The Ohio Statehouse Museum

The Great Seal of the State of Ohio has undergone several design changes throughout its history. Pictured above are the original seal and various revisions from 1861 through current day.

Seals of the State of Ohio

The State of Ohio has had an official seal for more than two hundred years. The seal illustrates Ohio's diverse geography. The Scioto River flows across the center of the seal, separating cultivated fields from Mount Logan located in Ross County. In the foreground is a freshly harvested wheat field containing a sheaf of wheat, illustrating the importance of farming in Ohio. Nearby stand seventeen arrows that resemble the sheaf of wheat. The seventeen arrows represent Ohio's Native Americans as well as the fact that Ohio was the seventeenth state to join the United States of America. At the top of the seal is the sun, with thirteen rays protruding outwards.
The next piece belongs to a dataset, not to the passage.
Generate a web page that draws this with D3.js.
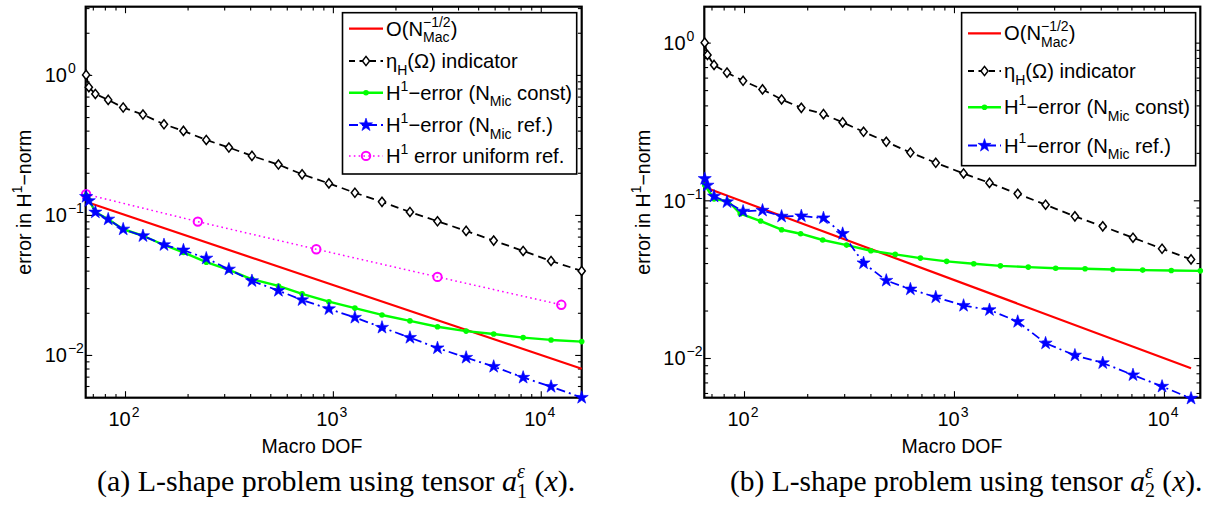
<!DOCTYPE html>
<html><head><meta charset="utf-8">
<script src="https://cdn.jsdelivr.net/npm/d3@7"></script>
<style>
body{margin:0;background:#fff}
svg{display:block}
text{font-family:"Liberation Sans",Arial,Helvetica,sans-serif;fill:#000;white-space:pre}
</style>
</head><body>
<svg id="c" width="1206" height="507"></svg>
<script>
// ---------------- DATA ----------------
// Panel (a)
const dofA   = [65, 67, 72, 83, 98, 122, 154, 191, 246, 316, 408, 547, 711, 957, 1276, 1723, 2348, 3186, 4375, 5937, 8228, 11210, 15740];
const etaA   = [1.0, 0.817, 0.731, 0.663, 0.585, 0.521, 0.444, 0.398, 0.343, 0.303, 0.264, 0.229, 0.195, 0.168, 0.144, 0.124, 0.105, 0.0901, 0.0769, 0.0656, 0.0553, 0.0469, 0.0398];
const constA = [0.138, 0.128, 0.105, 0.093, 0.079, 0.071, 0.061, 0.054, 0.046, 0.0405, 0.0347, 0.0311, 0.0273, 0.024, 0.0216, 0.0193, 0.0175, 0.0159, 0.0148, 0.0141, 0.0133, 0.0128, 0.01245];
const refA   = [0.135, 0.126, 0.1045, 0.0931, 0.079, 0.0708, 0.0611, 0.056, 0.049, 0.0409, 0.0338, 0.0288, 0.0247, 0.0213, 0.0185, 0.0157, 0.0133, 0.0112, 0.00958, 0.00826, 0.0069, 0.00594, 0.00496];
const uniDofA = [65, 224, 832, 3186, 12560];
const uniA    = [0.1405, 0.0896, 0.0569, 0.0361, 0.0228];
const rateDofA = [67, 15740];
const rateA    = [0.122, 0.00797];

// Panel (b)
const dofB   = [65, 67, 72, 83, 99, 122.5, 151, 187.5, 239, 295, 371, 476, 620, 819, 1111, 1476, 2012, 2731, 3767, 5112, 7122, 9795, 13460];
const etaB   = [1.0, 0.835, 0.722, 0.645, 0.573, 0.505, 0.436, 0.386, 0.352, 0.312, 0.272, 0.235, 0.201, 0.173, 0.148, 0.129, 0.110, 0.0938, 0.0791, 0.0684, 0.0579, 0.0493, 0.0422];
const refB   = [0.137, 0.1245, 0.106, 0.0976, 0.0851, 0.0863, 0.0791, 0.0795, 0.0772, 0.0614, 0.040, 0.031, 0.0273, 0.0243, 0.0215, 0.0202, 0.017, 0.0124, 0.0104, 0.0093, 0.0078, 0.0066, 0.00554];
const constDofB = [65, 72, 84, 96, 120, 151, 186, 237, 308, 402, 525, 692, 923, 1242, 1664, 2259, 3051, 4210, 5710, 7920, 10840, 14900];
const constB    = [0.125, 0.102, 0.0986, 0.0823, 0.0739, 0.0651, 0.0614, 0.056, 0.052, 0.0479, 0.0454, 0.043, 0.041, 0.0396, 0.0384, 0.0377, 0.0371, 0.0368, 0.0364, 0.0361, 0.0359, 0.0357];
const rateDofB = [65, 13460];
const rateB    = [0.121, 0.00862];

// Axis ranges & tick labels
const xDomA = [64.7, 15740], yDomA = [0.00495, 3.07];
const xDomB = [64.7, 14900], yDomB = [0.0056, 1.69];
const xMajor = [100, 1000, 10000];
const xMajorExp = ["2", "3", "4"];
const yMajor = [1, 0.1, 0.01];
const yMajorExp = ["0", "\u22121", "\u22122"];

const xLabel = "Macro DOF";
const captionA = "(a) L-shape problem using tensor ";
const captionB = "(b) L-shape problem using tensor ";

// ---------------- DRAWING ----------------
const svg = d3.select("#c");

// rich text: segments {s, it} | {sup} | {sub} | {sup, sub}
function rich(g, x, y, segs, size, family, smallRatio, subRatio) {
  let cx = x;
  const small = Math.round(size * (smallRatio || 0.7));
  const subOff = size * (subRatio || 0.33);
  const mk = (xx, yy, fsz, txt) => {
    const t = g.append("text").attr("x", xx).attr("y", yy)
      .style("font-size", fsz + "px").text(txt);
    if (family) t.style("font-family", family);
    return t;
  };
  for (const seg of segs) {
    if (seg.s !== undefined) {
      const t = mk(cx, y, size, seg.s);
      if (seg.it) t.style("font-style", "italic");
      cx += t.node().getComputedTextLength();
    } else {
      let w = 0;
      if (seg.sup !== undefined) {
        const t = mk(cx + (seg.supDx || 0), y - size * 0.45, small, seg.sup);
        if (seg.it) t.style("font-style", "italic");
        w = Math.max(w, t.node().getComputedTextLength() + (seg.supDx || 0));
      }
      if (seg.sub !== undefined) {
        const t = mk(cx, y + subOff, small, seg.sub);
        w = Math.max(w, t.node().getComputedTextLength());
      }
      cx += w;
    }
  }
  return cx - x;
}

function starPath(r) { return d3.symbol().type(d3.symbolStar).size(r * r / 0.8908130915292852)(); }
const diamondPath = "M0,-4.6L3.6,0L0,4.6L-3.6,0Z";

function marker(g, kind, x, y) {
  if (kind === "diamond") {
    g.append("path").attr("d", diamondPath).attr("transform", `translate(${x},${y})`)
      .attr("fill", "#fff").attr("stroke", "#000").attr("stroke-width", 1.5);
  } else if (kind === "dot") {
    g.append("circle").attr("cx", x).attr("cy", y).attr("r", 2.8).attr("fill", "#00ff00");
  } else if (kind === "star") {
    g.append("path").attr("d", starPath(6.9)).attr("transform", `translate(${x},${y})`)
      .attr("fill", "#0000ff").attr("stroke", "#0000ff").attr("stroke-width", 0.6);
  } else if (kind === "circle") {
    g.append("circle").attr("cx", x).attr("cy", y).attr("r", 4.2)
      .attr("fill", "none").attr("stroke", "#ff00ff").attr("stroke-width", 2);
  }
}

const styles = {
  rate:  {stroke: "#ff0000", width: 2.2, dash: null, mk: null},
  eta:   {stroke: "#000000", width: 1.8, dash: "8,5", mk: "diamond"},
  cnst:  {stroke: "#00ff00", width: 2.4, dash: null, mk: "dot"},
  ref:   {stroke: "#0000ff", width: 1.8, dash: "9,4,2,4", mk: "star"},
  uni:   {stroke: "#ff00ff", width: 1.5, dash: "1.6,3.2", mk: "circle"}
};

function panel(cfg) {
  const {L, R, T, B} = cfg;
  const x = d3.scaleLog().domain(cfg.xDom).range([L, R]);
  const y = d3.scaleLog().domain(cfg.yDom).range([B, T]);
  const g = svg.append("g");

  // minor tick values
  const xMinor = [], yMinor = [];
  for (let d = 10; d <= 1e5; d *= 10) for (let k = 2; k <= 9; k++) {
    const v = d * k; if (v > cfg.xDom[0] && v < cfg.xDom[1]) xMinor.push(v);
  }
  for (let d = 0.001; d <= 10; d *= 10) for (let k = 2; k <= 9; k++) {
    const v = +(d * k).toPrecision(6); if (v > cfg.yDom[0] && v < cfg.yDom[1]) yMinor.push(v);
  }
  const axes = [
    [d3.axisBottom(x), `translate(0,${B})`, xMajor, xMinor],
    [d3.axisTop(x), `translate(0,${T})`, xMajor, xMinor],
    [d3.axisLeft(y), `translate(${L},0)`, yMajor, yMinor],
    [d3.axisRight(y), `translate(${R},0)`, yMajor, yMinor]
  ];
  for (const [ax, tr, maj, min] of axes) {
    const a1 = g.append("g").attr("transform", tr)
      .call(ax.tickValues(maj).tickSize(-6.5).tickFormat(""));
    const a2 = g.append("g").attr("transform", tr)
      .call(ax.tickValues(min).tickSize(-3.8).tickFormat(""));
    for (const a of [a1, a2]) {
      a.select(".domain").remove();
      a.selectAll("line").attr("stroke", "#000").attr("stroke-width", 1.1);
    }
  }
  g.append("rect").attr("x", L).attr("y", T).attr("width", R - L).attr("height", B - T)
    .attr("fill", "none").attr("stroke", "#000").attr("stroke-width", 2.2);

  // tick labels
  xMajor.forEach((v, i) => {
    if (v < cfg.xDom[0] || v > cfg.xDom[1]) return;
    const lg = g.append("g");
    const w = rich(lg, 0, 426, [{s: "10"}, {sup: xMajorExp[i], supDx: 1}], 20, null, 0.68);
    lg.attr("transform", `translate(${x(v) - w / 2 - 1},0)`);
  });
  yMajor.forEach((v, i) => {
    rich(g, L - 41, y(v) + 7.2, [{s: "10"}, {sup: yMajorExp[i], supDx: 1}], 20, null, 0.68);
  });

  // axis labels
  g.append("text").attr("x", cfg.xLabelX).attr("y", 453)
    .attr("text-anchor", "middle").style("font-size", "19.5px").text(xLabel);
  const yg = g.append("g");
  const yw = rich(yg, 0, 0, [{s: "error in H"}, {sup: "1"}, {s: "\u2212norm"}], 19.5);
  yg.attr("transform", `translate(${cfg.yLabelX},${(T + B) / 2}) rotate(-90) translate(${-yw / 2},0)`);

  // series
  const line = d3.line().x(d => x(d[0])).y(d => y(d[1]));
  const dg = g.append("g");
  for (const s of cfg.series) {
    const st = styles[s.style];
    const pts = s.xs.map((v, i) => [v, s.ys[i]]);
    const p = dg.append("path").attr("d", line(pts)).attr("fill", "none")
      .attr("stroke", st.stroke).attr("stroke-width", st.width)
      .attr("stroke-linejoin", "round");
    if (st.dash) p.attr("stroke-dasharray", st.dash);
    if (st.mk) pts.forEach(d => marker(dg, st.mk, x(d[0]), y(d[1])));
  }

  // legend
  const lgd = cfg.legend;
  const lgG = g.append("g");
  lgG.append("rect").attr("x", lgd.x).attr("y", lgd.y).attr("width", lgd.w).attr("height", lgd.h)
    .attr("fill", "#fff").attr("stroke", "#000").attr("stroke-width", 1.6);
  lgd.rows.forEach((r, i) => {
    const st = styles[r.style];
    const ry = lgd.rowY[i];
    const l = lgG.append("line").attr("x1", lgd.sx0).attr("x2", lgd.sx1).attr("y1", ry).attr("y2", ry)
      .attr("stroke", st.stroke).attr("stroke-width", st.width);
    if (st.dash) l.attr("stroke-dasharray", r.style === "eta" ? "6,4.5" : st.dash);
    if (st.mk) marker(lgG, st.mk, (lgd.sx0 + lgd.sx1) / 2, ry);
    rich(lgG, lgd.tx, ry + 7, r.segs, 20.2);
  });

  // caption: serif text, font size fitted to the reference width
  const capSegs = [{s: cfg.caption}, {s: "a", it: true}, {sup: "\u03b5", sub: cfg.capSub, it: true}, {s: " ("}, {s: "x", it: true}, {s: ")."}];
  const serif = "'Liberation Serif','DejaVu Serif',serif";
  const tmp = svg.append("g");
  const w0 = rich(tmp, 0, 0, capSegs, 20, serif, 0.68, 0.22);
  tmp.remove();
  const fs = 20 * cfg.capW / w0;
  rich(g, cfg.capX, 491, capSegs, fs, serif, 0.68, 0.22);
}

const legRowsA = [
  {style: "rate", segs: [{s: "O(N"}, {sup: "\u22121/2", sub: "Mac"}, {s: ")"}]},
  {style: "eta", segs: [{s: "\u03b7"}, {sub: "H"}, {s: "(\u03a9) indicator"}]},
  {style: "cnst", segs: [{s: "H"}, {sup: "1"}, {s: "\u2212error (N"}, {sub: "Mic"}, {s: " const)"}]},
  {style: "ref", segs: [{s: "H"}, {sup: "1"}, {s: "\u2212error (N"}, {sub: "Mic"}, {s: " ref.)"}]},
  {style: "uni", segs: [{s: "H"}, {sup: "1"}, {s: " error uniform ref."}]}
];

panel({
  L: 85.7, R: 581.7, T: 6.7, B: 397.7, xDom: xDomA, yDom: yDomA,
  xLabelX: 312, yLabelX: 31,
  series: [
    {style: "rate", xs: rateDofA, ys: rateA},
    {style: "uni", xs: uniDofA, ys: uniA},
    {style: "eta", xs: dofA, ys: etaA},
    {style: "cnst", xs: dofA, ys: constA},
    {style: "ref", xs: dofA, ys: refA}
  ],
  legend: {x: 342.5, y: 12.7, w: 234.2, h: 161.3, rowY: [28.6, 61, 92.7, 125, 155.9],
           sx0: 349, sx1: 383, tx: 386, rows: legRowsA},
  caption: captionA, capSub: "1", capX: 97, capW: 479
});

panel({
  L: 704.3, R: 1200.3, T: 6.7, B: 397.7, xDom: xDomB, yDom: yDomB,
  xLabelX: 952, yLabelX: 649.5,
  series: [
    {style: "rate", xs: rateDofB, ys: rateB},
    {style: "eta", xs: dofB, ys: etaB},
    {style: "cnst", xs: constDofB, ys: constB},
    {style: "ref", xs: dofB, ys: refB}
  ],
  legend: {x: 961.6, y: 12.7, w: 234, h: 153, rowY: [33.3, 71, 107.3, 145.5],
           sx0: 968, sx1: 1001, tx: 1004, rows: legRowsA.slice(0, 4)},
  caption: captionB, capSub: "2", capX: 730, capW: 473
});
</script>
</body></html>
The thirteen rays represent the thirteen colonies that became the original thirteen states of the United States. In an attempt to reign in the design of the seal, the Legislature officially adopted Ohio's modern version in 1967, modifying it in 1996.

The rotunda of the Statehouse has a magnificent skylight with a handpainted version of a Seal that was designed in 1847. This version is similar to Ohio's present seal, but features a canal boat that is totally missing from today's seal.